In what will begin as a healing project for her own sense of deep loss, my neighbor, Hofstra Professor Mary Anne Trasciatti, will conduct the “Sandy Oral History Project” at the Gentle Brew. Survivors will testify to what it was like, what they were doing the night the ocean met the bay and everything went dark. The Project interviews will be housed by Hofstra University, part of Long Island’s local history—like the storm of 1938. Facebook will become a de facto online advocacy clearinghouse, creating networks and grassroots coalitions. YouTube will host myriad videos, people will post photos, make documentaries and write songs—Joan Jett’s heartfelt “Make it Back.”

On a somber day, the whole town will come out to see the original boardwalk come down, saving chunks of wood they will cherish and transform into art. They’ll come out again on a better day to launch the rebuild of the boardwalk, bringing their kids, crying with joy and pride as the flags are raised and the ribbons cut. LBNY’s most famous native son, Billy Crystal, together with his friends Muhammad Ali, Steve Martin, Robert De Niro and Robin Williams will raise over a million dollars for our City. Crystal will also appear on TV, in ads inviting tourists to return. Joan Jett, rock star-surfer turned longtime Long Beach resident will be there too, inspiring and uplifting us in every way. The outpouring of goodness and generosity will be as relentless as the waters that almost washed us away. Someone will paint a welcoming sign for the returnees, “Strong Beach.” And I imagine it’s the same all over the coastline.

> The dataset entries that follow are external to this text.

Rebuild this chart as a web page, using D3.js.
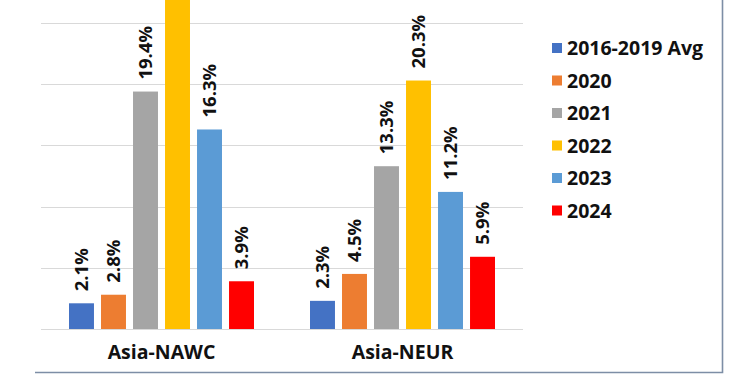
<!DOCTYPE html>
<html>
<head>
<meta charset="utf-8">
<script src="https://cdn.jsdelivr.net/npm/d3@7"></script>
<style>
  body { margin: 0; background: #fff; }
  svg { display: block; }
  text { font-family: "Open Sans", "Noto Sans", sans-serif; font-weight: bold; fill: #111; }
</style>
</head>
<body>
<svg id="chart" width="750" height="375"></svg>
<script>
// data (2022 Asia-NAWC is cut off at the top, estimated)
const routes = ["Asia-NAWC", "Asia-NEUR"];
const series = ["2016-2019 Avg", "2020", "2021", "2022", "2023", "2024"];
const colors = ["#4472c4", "#ed7d31", "#a5a5a5", "#ffc000", "#5b9bd5", "#ff0000"];
const nawc = [2.1, 2.8, 19.4, 29.6, 16.3, 3.9];
const neur = [2.3, 4.5, 13.3, 20.3, 11.2, 5.9];
const gridTicks = [0, 5, 10, 15, 20, 25];

const values = [nawc, neur];
const svg = d3.select("#chart");

// scales
const x0 = d3.scaleBand().domain(routes).range([41, 523]).padding(0);
const x1 = d3.scaleBand().domain(series).range([0, x0.bandwidth()])
  .paddingInner(0.22).paddingOuter(0.875);
const y = d3.scaleLinear().domain([0, 25]).range([329, 23]);
const color = d3.scaleOrdinal().domain(series).range(colors);

// gridlines
svg.append("g")
  .selectAll("line")
  .data(gridTicks)
  .join("line")
  .attr("x1", 41).attr("x2", 523)
  .attr("y1", d => Math.round(y(d)) + 0.5)
  .attr("y2", d => Math.round(y(d)) + 0.5)
  .attr("stroke", "#d9d9d9")
  .attr("stroke-width", 1.2);

// bars + labels
const groups = svg.append("g")
  .selectAll("g")
  .data(routes)
  .join("g")
  .attr("transform", d => `translate(${x0(d)},0)`);

const cells = groups.selectAll("g")
  .data((r, i) => series.map((s, j) => ({ s, v: values[i][j] })))
  .join("g");

cells.append("rect")
  .attr("x", d => x1(d.s))
  .attr("y", d => y(d.v))
  .attr("width", x1.bandwidth())
  .attr("height", d => y(0) - y(d.v))
  .attr("fill", d => color(d.s));

cells.append("text")
  .attr("transform", d => `translate(${x1(d.s) + x1.bandwidth() / 2},${y(d.v) - 12}) rotate(-90)`)
  .attr("dy", "0.35em")
  .attr("font-size", 18.5)
  .text(d => d.v.toFixed(1) + "%");

// category labels
svg.append("g")
  .selectAll("text")
  .data(routes)
  .join("text")
  .attr("x", d => x0(d) + x0.bandwidth() / 2)
  .attr("y", 359)
  .attr("text-anchor", "middle")
  .attr("font-size", 19.5)
  .text(d => d);

// legend
const legend = svg.append("g")
  .selectAll("g")
  .data(series)
  .join("g")
  .attr("transform", (d, i) => `translate(552,${48 + i * 32.5})`);

legend.append("rect")
  .attr("x", 0).attr("y", -5)
  .attr("width", 10).attr("height", 10)
  .attr("fill", d => color(d));

legend.append("text")
  .attr("x", 15)
  .attr("dy", "0.36em")
  .attr("font-size", 19.5)
  .text(d => d);

// chart frame (only bottom and right edges show in the crop)
svg.append("path")
  .attr("d", "M35,372.5H722.5V0")
  .attr("fill", "none")
  .attr("stroke", "#7d8ea6")
  .attr("stroke-width", 1.6);
</script>
</body>
</html>
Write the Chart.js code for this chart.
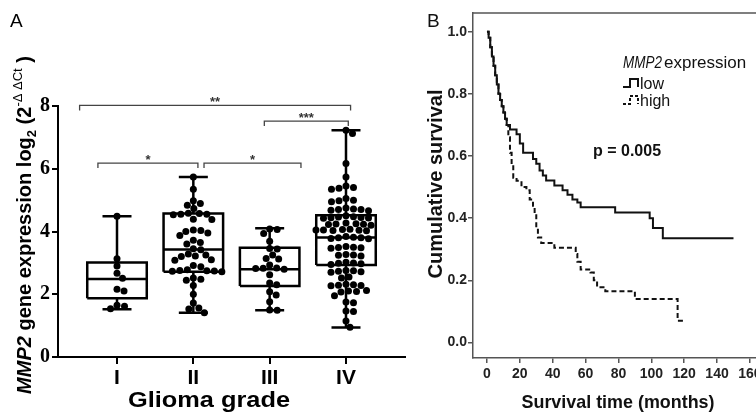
<!DOCTYPE html>
<html>
<head>
<meta charset="utf-8">
<script src="https://cdn.jsdelivr.net/npm/chart.js@4.4.1/dist/chart.umd.min.js"></script>
<style>
  body { margin: 0; background: #fff; overflow: hidden; width: 756px; height: 412px; position: relative; }
  canvas { position: absolute; top: 0; }
  #box_chart { left: 0; }
  #survival_chart { left: 410px; }
</style>
</head>
<body>
<canvas id="box_chart" width="410" height="412"></canvas>
<canvas id="survival_chart" width="370" height="412"></canvas>
<script>
// ---- panel A: MMP2 expression by glioma grade ----
const gradeLabels = ["I", "II", "III", "IV"];

const gradeI = [4.49, 3.13, 2.90, 2.67, 2.51, 2.16, 2.10, 1.65, 1.62, 1.54];
const gradeII = [5.74, 5.35, 4.98, 4.89, 4.84, 4.73, 4.58, 4.57, 4.55, 4.55, 4.53, 4.39, 4.38,
  4.05, 4.03, 4.00, 3.95, 3.87, 3.72, 3.65, 3.60, 3.45, 3.42, 3.28, 3.25, 3.22, 3.20, 3.10,
  3.08, 2.92, 2.88, 2.78, 2.76, 2.75, 2.74, 2.73, 2.72, 2.52, 2.48, 2.45, 2.28, 2.00, 1.72,
  1.56, 1.53, 1.41];
const gradeIII = [4.08, 4.06, 3.94, 3.69, 3.46, 3.44, 3.25, 3.14, 3.12, 2.93, 2.84, 2.83,
  2.82, 2.80, 2.62, 2.36, 2.30, 2.08, 1.98, 1.76, 1.50, 1.49];
const gradeIV = [7.23, 7.12, 6.17, 5.74, 5.45, 5.40, 5.38, 5.35, 5.05, 5.00, 4.98, 4.95,
  4.75, 4.72, 4.70, 4.70, 4.68, 4.66, 4.50, 4.47, 4.46, 4.45, 4.44, 4.43, 4.42, 4.27, 4.25,
  4.24, 4.23, 4.22, 4.20, 4.07, 4.06, 4.05, 4.05, 4.04, 4.03, 4.02, 3.84, 3.82, 3.80, 3.80,
  3.78, 3.77, 3.52, 3.50, 3.49, 3.48, 3.47, 3.27, 3.25, 3.24, 3.22, 3.02, 3.00, 2.99, 2.97,
  2.95, 2.76, 2.75, 2.73, 2.72, 2.70, 2.55, 2.52, 2.32, 2.30, 2.29, 2.28, 2.27, 2.12, 2.10,
  2.09, 2.07, 1.95, 1.75, 1.73, 1.47, 1.45, 1.15, 0.95];

const boxMin = [1.52, 1.41, 1.49, 0.94];
const boxQ1 = [1.87, 2.72, 2.26, 2.93];
const boxMedian = [2.49, 3.43, 2.80, 3.81];
const boxQ3 = [3.01, 4.57, 3.48, 4.52];
const boxMax = [4.49, 5.74, 4.10, 7.23];

// significance brackets (grade axis units)
const bracketFrom = [0.51, 2.93, 0.75, 2.14];
const bracketTo = [4.06, 4.03, 2.06, 3.41];
const bracketLevel = [8.02, 7.52, 6.18, 6.18];
const bracketStars = ["**", "***", "*", "*"];

// ---- panel B: Kaplan-Meier survival ----
const lowMonths = [0, 1, 2, 3, 4, 5, 6, 7, 8, 9, 10, 11, 12, 14, 18, 20, 22, 28, 30, 32, 34,
  36, 41, 46, 49, 52, 55, 57, 78, 99, 101, 107, 150];
const lowSurvival = [1, 0.98, 0.95, 0.92, 0.89, 0.86, 0.83, 0.80, 0.78, 0.76, 0.74, 0.72,
  0.70, 0.685, 0.67, 0.64, 0.61, 0.59, 0.575, 0.553, 0.537, 0.521, 0.505, 0.49, 0.475, 0.46,
  0.45, 0.435, 0.418, 0.40, 0.368, 0.335, 0.335];
const highMonths = [0, 1, 2, 3, 4, 5, 6, 7, 8, 9, 10, 11, 12, 13, 14, 15, 16, 18, 21, 24, 26,
  28, 29, 30, 31, 33, 41, 54, 55, 57, 63, 65, 67, 72, 90, 116, 120];
const highSurvival = [1, 0.98, 0.95, 0.92, 0.89, 0.86, 0.83, 0.80, 0.78, 0.76, 0.74, 0.72,
  0.70, 0.66, 0.61, 0.57, 0.53, 0.52, 0.50, 0.49, 0.46, 0.44, 0.415, 0.37, 0.338, 0.32, 0.305,
  0.285, 0.26, 0.235, 0.225, 0.20, 0.178, 0.165, 0.14, 0.07, 0.07];
const pValueText = "p = 0.005";

const SANS = "'Liberation Sans', Arial, sans-serif";
const SERIF = "'Liberation Serif', 'Times New Roman', serif";
const BOX_HALF = 0.39;
const CAP_HALF = 0.19;
const X_PX = 76.3;
const Y_PX = 31.4;
const DOT = 7.2;

window.onload = init;

function init() {
  initBoxChart();
  initSurvivalChart();
}

function drawText(ctx, text, x, y, font, width, align) {
  ctx.save();
  ctx.font = font;
  let w = ctx.measureText(text).width;
  ctx.translate(x, y);
  if (width) ctx.scale(width / w, 1);
  ctx.textAlign = align || "center";
  ctx.textBaseline = "alphabetic";
  ctx.fillText(text, 0, 0);
  ctx.restore();
}

function drawVertical(ctx, parts, cx, cy, baseline) {
  ctx.save();
  ctx.translate(cx, cy);
  ctx.rotate(-Math.PI / 2);
  ctx.textAlign = "left";
  ctx.textBaseline = "alphabetic";
  let total = 0;
  parts.forEach(p => {
    ctx.font = p.font;
    p.w = ctx.measureText(p.text).width;
    total += p.w;
  });
  let u = -total / 2;
  parts.forEach(p => {
    ctx.font = p.font;
    ctx.fillText(p.text, u, baseline + (p.dy || 0));
    u += p.w;
  });
  ctx.restore();
}

// simple beeswarm: spread equal-ish values sideways so dots don't overlap
function swarm(values, center) {
  let placed = [];
  let sorted = values.slice().sort((a, b) => b - a);
  return sorted.map(v => {
    let py = v * Y_PX;
    let off = 0;
    for (let k = 0; k < 400; k++) {
      off = (k % 2 === 1 ? 1 : -1) * Math.ceil(k / 2) * 0.5;
      let ok = placed.every(p => (p.x - off) ** 2 + (p.y - py) ** 2 >= DOT * DOT);
      if (ok) break;
    }
    placed.push({ x: off, y: py });
    return { x: center + off / X_PX, y: v };
  });
}

function boxSegments() {
  let pts = [];
  gradeLabels.forEach((g, i) => {
    let c = i + 1;
    let l = c - BOX_HALF, r = c + BOX_HALF;
    let gap = { x: c, y: null };
    pts.push({ x: l, y: boxQ1[i] }, { x: r, y: boxQ1[i] }, { x: r, y: boxQ3[i] },
      { x: l, y: boxQ3[i] }, { x: l, y: boxQ1[i] }, gap);
    pts.push({ x: l, y: boxMedian[i] }, { x: r, y: boxMedian[i] }, gap);
    pts.push({ x: c, y: boxQ3[i] }, { x: c, y: boxMax[i] }, gap);
    pts.push({ x: c - CAP_HALF, y: boxMax[i] }, { x: c + CAP_HALF, y: boxMax[i] }, gap);
    pts.push({ x: c, y: boxQ1[i] }, { x: c, y: boxMin[i] }, gap);
    pts.push({ x: c - CAP_HALF, y: boxMin[i] }, { x: c + CAP_HALF, y: boxMin[i] }, gap);
  });
  return pts;
}

function bracketSegments() {
  let pts = [];
  bracketStars.forEach((s, i) => {
    let drop = 0.16;
    pts.push({ x: bracketFrom[i], y: bracketLevel[i] - drop }, { x: bracketFrom[i], y: bracketLevel[i] },
      { x: bracketTo[i], y: bracketLevel[i] }, { x: bracketTo[i], y: bracketLevel[i] - drop },
      { x: bracketTo[i], y: null });
  });
  return pts;
}

function initBoxChart() {
  const ctx = document.getElementById("box_chart");
  let dots = []
    .concat(swarm(gradeI, 1), swarm(gradeII, 2), swarm(gradeIII, 3), swarm(gradeIV, 4));

  const boxText = {
    id: "boxText",
    afterDraw(chart) {
      const c = chart.ctx;
      const xs = chart.scales.x, ys = chart.scales.y;
      c.fillStyle = "#000";
      drawText(c, "A", 10, 27, "19px " + SANS, null, "left");
      drawText(c, "Glioma grade", 209, 407, "bold 22px " + SANS, 162, "center");
      drawVertical(c, [
        { text: "MMP2", font: "italic bold 20px " + SANS },
        { text: " gene expression log", font: "bold 20px " + SANS },
        { text: "2", font: "bold 13px " + SANS, dy: 5 },
        { text: " (2", font: "bold 20px " + SANS },
        { text: "-\u0394 \u0394Ct", font: "13px " + SANS, dy: -9 },
        { text: " )", font: "bold 20px " + SANS },
      ], 24, 225, 7);
      c.fillStyle = "#333";
      bracketStars.forEach((s, i) => {
        let x = xs.getPixelForValue((bracketFrom[i] + bracketTo[i]) / 2);
        let y = ys.getPixelForValue(bracketLevel[i]) + 1;
        drawText(c, s, x, y, "bold 13px " + SANS, null, "center");
      });
    },
  };

  new Chart(ctx, {
    type: "line",
    data: {
      datasets: [
        {
          data: dots,
          showLine: false,
          pointRadius: 3.5,
          pointBackgroundColor: "#000",
          pointBorderWidth: 0,
        },
        {
          data: boxSegments(),
          borderColor: "#000",
          borderWidth: 2.5,
          pointRadius: 0,
          spanGaps: false,
          tension: 0,
        },
        {
          data: bracketSegments(),
          borderColor: "#444",
          borderWidth: 1.3,
          pointRadius: 0,
          spanGaps: false,
          clip: false,
        },
      ],
    },
    options: {
      responsive: false,
      animation: false,
      devicePixelRatio: 1,
      layout: { padding: { top: 106, right: 5, left: 0, bottom: 0 } },
      plugins: { legend: { display: false }, tooltip: { enabled: false } },
      scales: {
        x: {
          type: "linear",
          min: 0.227,
          max: 4.773,
          afterFit: s => { s.height = 55; },
          border: { color: "#000", width: 2 },
          grid: { drawOnChartArea: false, tickLength: 7, color: "#000", lineWidth: 2 },
          ticks: {
            stepSize: 1,
            includeBounds: false,
            autoSkip: false,
            maxRotation: 0,
            padding: 2,
            color: "#000",
            font: { family: SANS, weight: "bold", size: 21 },
            callback: v => gradeLabels[v - 1],
          },
        },
        y: {
          min: 0,
          max: 8,
          afterFit: s => { s.width = 58; },
          border: { color: "#000", width: 2 },
          grid: { drawOnChartArea: false, tickLength: 6, color: "#000", lineWidth: 2 },
          ticks: {
            stepSize: 2,
            padding: 2,
            color: "#000",
            font: { family: SERIF, weight: "bold", size: 20 },
          },
        },
      },
    },
    plugins: [boxText],
  });
}

function toPoints(xs, ys) {
  return xs.map((x, i) => ({ x: x, y: ys[i] }));
}

function initSurvivalChart() {
  const ctx = document.getElementById("survival_chart");
  const OFF = 410;

  const survivalText = {
    id: "survivalText",
    afterDraw(chart) {
      const c = chart.ctx;
      const a = chart.chartArea;
      c.save();
      c.strokeStyle = "#555";
      c.lineWidth = 1.5;
      c.beginPath();
      c.moveTo(a.left, a.top);
      c.lineTo(a.right, a.top);
      c.stroke();
      c.restore();

      c.fillStyle = "#111";
      drawText(c, "B", 427 - OFF, 27, "19px " + SANS, null, "left");
      drawText(c, "Survival time (months)", 618 - OFF, 408, "bold 19px " + SANS, 193, "center");
      drawVertical(c, [{ text: "Cumulative survival", font: "bold 20px " + SANS }],
        435 - OFF, 184, 7);

      // legend
      drawText(c, "MMP2", 623 - OFF, 68, "italic 17px " + SANS, 39, "left");
      drawText(c, "expression", 664 - OFF, 68, "17px " + SANS, null, "left");
      drawText(c, "low", 640 - OFF, 89, "16px " + SANS, null, "left");
      drawText(c, "high", 640 - OFF, 106, "16px " + SANS, null, "left");
      [[87, []], [104, [3, 2]]].forEach(row => {
        let y = row[0];
        c.save();
        c.strokeStyle = "#111";
        c.lineWidth = 2;
        c.setLineDash(row[1]);
        c.beginPath();
        c.moveTo(623 - OFF, y);
        c.lineTo(630 - OFF, y);
        c.lineTo(630 - OFF, y - 8);
        c.lineTo(638 - OFF, y - 8);
        c.lineTo(638 - OFF, y);
        c.stroke();
        c.restore();
      });
      drawText(c, pValueText, 593 - OFF, 156, "bold 16px " + SANS, null, "left");
    },
  };

  new Chart(ctx, {
    type: "line",
    data: {
      datasets: [
        {
          label: "low",
          data: toPoints(lowMonths, lowSurvival),
          stepped: "before",
          borderColor: "#111",
          borderWidth: 2,
          pointRadius: 0,
        },
        {
          label: "high",
          data: toPoints(highMonths, highSurvival),
          stepped: "before",
          borderColor: "#111",
          borderWidth: 2,
          borderDash: [5, 3],
          pointRadius: 0,
        },
      ],
    },
    options: {
      responsive: false,
      animation: false,
      devicePixelRatio: 1,
      layout: { padding: { top: 13, right: 12, left: 0, bottom: 0 } },
      plugins: { legend: { display: false }, tooltip: { enabled: false } },
      scales: {
        x: {
          type: "linear",
          min: -8.5,
          max: 171,
          afterFit: s => { s.height = 54; },
          border: { color: "#555", width: 1.5 },
          grid: { drawOnChartArea: false, tickLength: 5, color: "#555", lineWidth: 1.5 },
          ticks: {
            stepSize: 20,
            includeBounds: false,
            autoSkip: false,
            maxRotation: 0,
            padding: 3,
            color: "#222",
            font: { family: SANS, weight: "bold", size: 14 },
          },
        },
        y: {
          min: -0.05,
          max: 1.06,
          afterFit: s => { s.width = 63; },
          border: { color: "#555", width: 1.5 },
          grid: { drawOnChartArea: false, tickLength: 5, color: "#555", lineWidth: 1.5 },
          ticks: {
            stepSize: 0.2,
            includeBounds: false,
            padding: 1,
            color: "#222",
            font: { family: SANS, weight: "bold", size: 14 },
            callback: v => v.toFixed(1),
          },
        },
      },
    },
    plugins: [survivalText],
  });
}
</script>
</body>
</html>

By April I will return home, my car will be replaced, and my health will be restored. My gardens too, will be replenished. Everything will come back except for the boxwoods. In July, I’ll accept the full time academic position of my dreams at the uniquely innovative Empire State College of the State University of New York. I’ll get to teach Community and Human Services and begin to develop courses in coastal community studies—an emerging concentration for a changing social landscape.

At dusk, on the one year anniversary of Sandy, the people of Long Beach will gather together at Kennedy Plaza. There will be a moment of silence and a lighting of floating lanterns. We’ll stand strong for all the ones who haven’t made it back and give thanks for the ones who have. With the last board installed and inscribed, our boardwalk will be rebuilt and I’ll be ready to roll on my 1947 JC Higgins vintage cruiser. We’ll keep fighting, dreaming of the day we’re made whole again, watching, waiting for our City by the Sea to return. Our Atlantis, rising up from the ocean, as pretty as she ever was.

 

Dedicated to the beloved memory of Rev. James Jeffrey.